Jordan is the new 'problem country' to join Qatar’s chorus of dissent
The Beatles were right. Money can’t buy you love. Or regional hegemony, as the Saudis are finding out with Jordan. But will King Abdullah get by with a little help from his friends?
The Qatar crisis is backfiring on Saudi Arabia on a scale that most pundits—even those who predicted blowback—could not have foreseen. Not only is Saudi Arabia looking more of a rogue player in the region, but Qatar is doing the very thing which has kept the Saudis up late at night for years: growing bigger and more autonomous.
But Riyadh only has itself to blame for Qatar’s new independent zeal, one which has left this tiny country with a certain elan in the Middle East as a champion of the underdog and one which wants change, while, by contrast, Saudi Arabia and its quartet are seen as using the anti-Qatar ruse as a cover to stifle grassroots reform in their own countries.
Granted, much of the ‘Qatar has won’ press coverage we have seen in recent days comically comes from two of Qatar’s London-based English language news websites and Al Jazeera itself. But in reality Qatar won by keeping cool and not doing much, whereby Saudi Arabia’s billion dollar PR campaign mainly made it look churlish and disingenuous.
Saudi Arabia’s list of demands were never meant to be taken seriously by Qatar. Riyadh had already decided that Qatar’s own foreign policy aspirations had to be choked, but the move to make it a vassal state failed. It also had a lot to do with money. Money, for the Saudis, bought off-the-shelf hegemony for them from the GCC countries and stoked the anti-Iran campaign and even from others further afield.
But money couldn’t buy Qatar’s fake reverence and get it to sign up to the theatre of allusion around a fabricated crisis of Iran’s so-called threat to the region.
And money, again, is proving to be the problem with Jordan.
Like Qatar, the Hashemite Kingdom does not fit comfortably into Saudi Arabia’s regional policies. Jordan doesn’t see Iran as a threat, questions Trump’s gambits in the region and takes a cautious view of Israel building new bridges with Gulf states. The relocation of the US embassy to Jerusalem has been a sticking point.
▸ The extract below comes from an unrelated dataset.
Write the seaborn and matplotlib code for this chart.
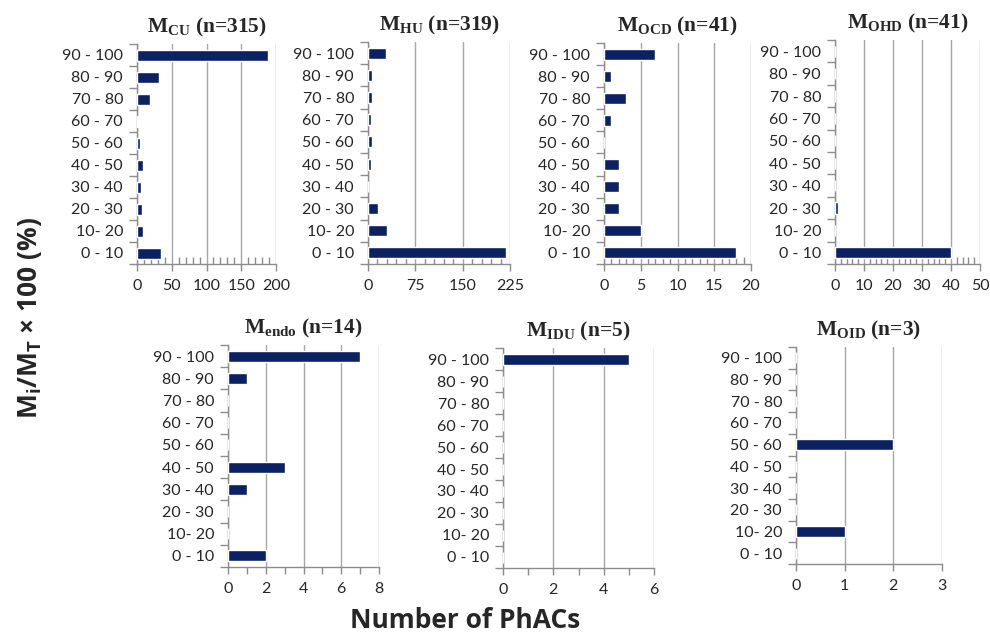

Jordan also considers the quartet’s foibles in the Middle East to be a greater threat to stability than most reported woes.
Although unlike Qatar, it doesn’t see Iran as an ally in the near future. It also has opted for a more mature, intelligent approach to international relations, which avoids the binary simplicity of the Saudis’ model, although it is fair to say that Jordan is certainly a pro-Western satellite. And yet, Jordan sits rather awkwardly in the peninsula as it too has its own ideas about autonomy and the ‘third way’ which Qatar, Turkey and Morocco have signed up to.
King Abdullah, one of the smartest, most articulate and savvy leaders in the Middle East, has the attention of the entire Arab world now, as few leaders in the region doubt that Jordan’s economic problems are mostly about Saudi Arabia not continuing with its aid package, which previously was almost 4 billion dollars and kept the economy from tilting into a crisis.
In many ways, Jordan, is even more important to Saudi Arabia than Qatar is as it could well be a deal breaker for the Saudis.
Get the Jordanian king on board and Riyadh and the GCC could get the vital boost it needs in the Arab world, which regards it with some disdain; get it wrong, and we could be witnessing the break-up of the GCC itself, an organisation increasingly beginning to look out of date and ineffective since the Qatar fiasco began just over a year ago.
Yet Jordan, like Morocco, have both been pencilled in since 2011 to be GCC members and there’s little sign that the Saudi carrot, or stick, will reign them in as both know that the Saudis offer of cash aid is not our of generosity, but rather one that comes with a very high price.
In the case of Jordan, the Saudis view it as neighbouring country with a high number of disgruntled Palestinians: potentially unstable.
Unlike Morocco, the Jordanian king does not enjoy wide scale, absolute support from his people. The demonstrations, for example, which he wisely allows to flourish, are given the tacit support of the military, which is a signal for Abdullah in itself that he may well be facing an Egypt style Arab Spring which brought about Morsi in 2012.
Jordanians are angry that the price of daily commodities are increasing but salaries are not. If Saudi Arabia cannot continue with its vital aid package to control inflation—with no strings attached—it will be to the detriment of Saudis though and not King Abdullah.
Jordan paid heavily for being allies to both Qatar and Saudi Arabia – in the end not receiving any help from either, leaving it now to look for new partners in the region who can subsidise its ailing economy.
Turkey and Qatar (still) are obvious neighbours who could lend a hand. Until now, Iran was off the table. Perhaps not for much longer though, which may explain the endearing handshake between King Abdullah and Iranian President Hassan Rouhani in Istanbul during the recent Islamic summit. That handshake must be spooking Saudi Arabia’s Crown Prince Mohamed bin Salman.
Perhaps it’s not too late for the Saudis to make that call to Abdullah and keep Jordan at least within its fold, if not under its omnipotent hegemony.